Exercise:
With all pictures omitted, return verbatim the lines from the beginning of the records below through the line containing "import plotly.graph_objects as go".

Provided records:

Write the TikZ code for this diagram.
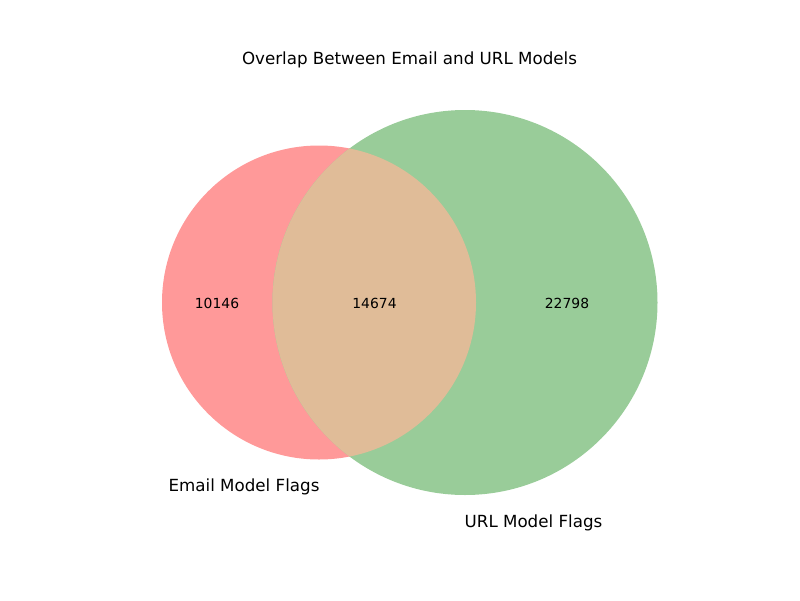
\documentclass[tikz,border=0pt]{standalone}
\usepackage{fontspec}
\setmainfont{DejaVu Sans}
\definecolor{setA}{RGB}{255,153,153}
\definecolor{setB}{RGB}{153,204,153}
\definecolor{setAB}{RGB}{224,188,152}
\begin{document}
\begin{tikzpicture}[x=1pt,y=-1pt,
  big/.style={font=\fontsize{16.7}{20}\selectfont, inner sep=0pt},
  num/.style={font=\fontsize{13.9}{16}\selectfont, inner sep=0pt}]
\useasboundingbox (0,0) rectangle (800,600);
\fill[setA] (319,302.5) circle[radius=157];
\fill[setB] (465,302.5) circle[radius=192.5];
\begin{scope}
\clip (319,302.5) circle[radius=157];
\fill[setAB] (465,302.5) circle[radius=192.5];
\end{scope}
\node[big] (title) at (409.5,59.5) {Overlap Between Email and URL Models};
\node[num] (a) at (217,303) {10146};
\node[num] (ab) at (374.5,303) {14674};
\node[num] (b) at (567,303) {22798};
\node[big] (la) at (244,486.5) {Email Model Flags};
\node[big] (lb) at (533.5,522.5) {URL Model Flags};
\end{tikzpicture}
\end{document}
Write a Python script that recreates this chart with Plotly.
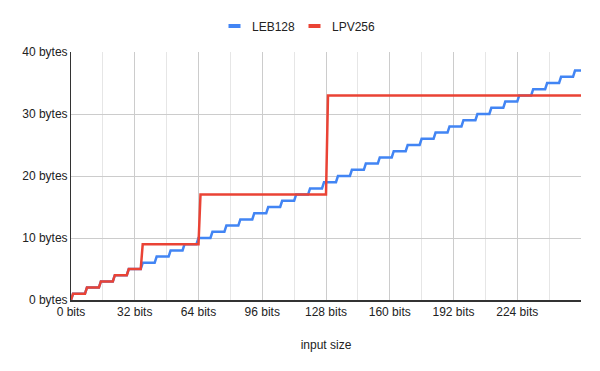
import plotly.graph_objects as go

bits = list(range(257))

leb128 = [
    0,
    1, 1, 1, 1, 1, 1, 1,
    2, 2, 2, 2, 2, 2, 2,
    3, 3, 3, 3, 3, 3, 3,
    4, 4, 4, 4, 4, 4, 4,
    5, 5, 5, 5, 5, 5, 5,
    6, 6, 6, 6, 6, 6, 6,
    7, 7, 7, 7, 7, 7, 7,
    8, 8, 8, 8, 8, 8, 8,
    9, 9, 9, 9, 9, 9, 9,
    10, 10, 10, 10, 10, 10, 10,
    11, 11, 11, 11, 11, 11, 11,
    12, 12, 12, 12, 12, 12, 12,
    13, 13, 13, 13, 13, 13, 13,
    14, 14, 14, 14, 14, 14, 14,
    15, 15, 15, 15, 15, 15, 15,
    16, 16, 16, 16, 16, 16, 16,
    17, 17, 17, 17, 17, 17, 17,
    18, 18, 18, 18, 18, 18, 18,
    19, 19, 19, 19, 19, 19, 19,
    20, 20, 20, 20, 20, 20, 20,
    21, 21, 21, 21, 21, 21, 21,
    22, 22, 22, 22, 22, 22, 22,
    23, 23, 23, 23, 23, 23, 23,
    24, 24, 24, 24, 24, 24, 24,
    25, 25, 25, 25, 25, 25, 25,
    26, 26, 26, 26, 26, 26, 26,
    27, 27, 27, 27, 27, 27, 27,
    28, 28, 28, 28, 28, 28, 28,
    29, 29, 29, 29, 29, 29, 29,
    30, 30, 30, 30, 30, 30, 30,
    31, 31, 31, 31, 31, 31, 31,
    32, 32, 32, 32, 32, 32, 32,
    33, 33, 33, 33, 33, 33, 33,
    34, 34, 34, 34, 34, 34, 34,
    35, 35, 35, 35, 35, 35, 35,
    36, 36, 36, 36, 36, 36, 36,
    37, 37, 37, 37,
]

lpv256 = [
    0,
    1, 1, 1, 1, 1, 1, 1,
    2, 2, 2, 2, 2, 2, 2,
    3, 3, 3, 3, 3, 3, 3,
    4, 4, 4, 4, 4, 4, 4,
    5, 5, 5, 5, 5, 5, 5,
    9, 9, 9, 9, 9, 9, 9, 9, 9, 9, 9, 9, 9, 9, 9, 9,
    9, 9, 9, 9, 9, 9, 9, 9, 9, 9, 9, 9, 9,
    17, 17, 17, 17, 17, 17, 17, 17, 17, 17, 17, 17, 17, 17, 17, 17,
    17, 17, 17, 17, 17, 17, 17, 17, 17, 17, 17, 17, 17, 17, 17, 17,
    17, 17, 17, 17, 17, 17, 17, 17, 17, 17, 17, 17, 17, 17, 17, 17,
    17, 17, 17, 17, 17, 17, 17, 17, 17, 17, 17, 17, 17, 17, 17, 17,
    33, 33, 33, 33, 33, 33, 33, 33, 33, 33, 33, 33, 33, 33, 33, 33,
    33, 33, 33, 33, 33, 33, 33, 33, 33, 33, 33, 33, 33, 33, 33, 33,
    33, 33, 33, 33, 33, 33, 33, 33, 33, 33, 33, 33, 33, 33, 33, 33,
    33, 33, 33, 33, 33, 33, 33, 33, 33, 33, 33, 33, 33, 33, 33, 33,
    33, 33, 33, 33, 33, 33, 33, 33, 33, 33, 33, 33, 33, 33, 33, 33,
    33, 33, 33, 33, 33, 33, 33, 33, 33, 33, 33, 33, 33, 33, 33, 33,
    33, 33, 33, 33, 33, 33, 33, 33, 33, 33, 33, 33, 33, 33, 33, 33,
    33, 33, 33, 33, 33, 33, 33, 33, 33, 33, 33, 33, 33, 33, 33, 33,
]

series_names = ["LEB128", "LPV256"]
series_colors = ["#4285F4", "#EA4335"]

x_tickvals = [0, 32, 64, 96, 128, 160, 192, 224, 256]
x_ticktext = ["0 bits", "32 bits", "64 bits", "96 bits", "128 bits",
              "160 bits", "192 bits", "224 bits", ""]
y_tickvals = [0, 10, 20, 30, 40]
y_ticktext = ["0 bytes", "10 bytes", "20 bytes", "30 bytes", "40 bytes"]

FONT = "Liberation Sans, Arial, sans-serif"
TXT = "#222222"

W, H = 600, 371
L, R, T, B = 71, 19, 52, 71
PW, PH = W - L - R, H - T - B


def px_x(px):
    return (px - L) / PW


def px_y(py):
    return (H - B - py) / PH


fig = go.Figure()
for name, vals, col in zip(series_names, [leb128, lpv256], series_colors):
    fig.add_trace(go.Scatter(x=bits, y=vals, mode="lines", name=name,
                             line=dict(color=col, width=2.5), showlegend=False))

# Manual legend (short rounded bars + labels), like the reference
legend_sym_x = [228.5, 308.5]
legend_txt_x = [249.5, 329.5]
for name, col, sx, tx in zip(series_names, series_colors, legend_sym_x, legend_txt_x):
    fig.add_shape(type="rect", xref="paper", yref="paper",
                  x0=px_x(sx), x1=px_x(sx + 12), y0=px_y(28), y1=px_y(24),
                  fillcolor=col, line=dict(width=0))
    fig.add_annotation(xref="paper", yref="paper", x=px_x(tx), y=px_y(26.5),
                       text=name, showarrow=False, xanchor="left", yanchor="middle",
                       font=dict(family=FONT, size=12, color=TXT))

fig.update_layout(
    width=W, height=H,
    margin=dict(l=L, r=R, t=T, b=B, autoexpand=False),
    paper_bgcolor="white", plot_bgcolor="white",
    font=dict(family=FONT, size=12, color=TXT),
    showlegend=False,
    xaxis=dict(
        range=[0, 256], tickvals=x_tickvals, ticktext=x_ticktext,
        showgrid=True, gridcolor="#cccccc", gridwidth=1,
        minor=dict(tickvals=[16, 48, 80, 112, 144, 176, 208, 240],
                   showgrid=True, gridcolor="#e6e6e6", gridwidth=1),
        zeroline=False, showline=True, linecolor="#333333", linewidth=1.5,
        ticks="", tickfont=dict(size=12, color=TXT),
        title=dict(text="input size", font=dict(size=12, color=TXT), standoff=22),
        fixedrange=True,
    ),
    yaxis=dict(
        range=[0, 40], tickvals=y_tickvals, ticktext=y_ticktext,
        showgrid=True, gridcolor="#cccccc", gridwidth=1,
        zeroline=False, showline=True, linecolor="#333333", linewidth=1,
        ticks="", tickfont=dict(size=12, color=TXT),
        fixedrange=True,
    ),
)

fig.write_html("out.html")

Answer in full:
Write the TikZ code for this diagram.
\documentclass[tikz,border=0pt]{standalone}
\usepackage{fontspec}
\setmainfont{DejaVu Sans}
\definecolor{setA}{RGB}{255,153,153}
\definecolor{setB}{RGB}{153,204,153}
\definecolor{setAB}{RGB}{224,188,152}
\begin{document}
\begin{tikzpicture}[x=1pt,y=-1pt,
  big/.style={font=\fontsize{16.7}{20}\selectfont, inner sep=0pt},
  num/.style={font=\fontsize{13.9}{16}\selectfont, inner sep=0pt}]
\useasboundingbox (0,0) rectangle (800,600);
\fill[setA] (319,302.5) circle[radius=157];
\fill[setB] (465,302.5) circle[radius=192.5];
\begin{scope}
\clip (319,302.5) circle[radius=157];
\fill[setAB] (465,302.5) circle[radius=192.5];
\end{scope}
\node[big] (title) at (409.5,59.5) {Overlap Between Email and URL Models};
\node[num] (a) at (217,303) {10146};
\node[num] (ab) at (374.5,303) {14674};
\node[num] (b) at (567,303) {22798};
\node[big] (la) at (244,486.5) {Email Model Flags};
\node[big] (lb) at (533.5,522.5) {URL Model Flags};
\end{tikzpicture}
\end{document}
Write a Python script that recreates this chart with Plotly.
import plotly.graph_objects as go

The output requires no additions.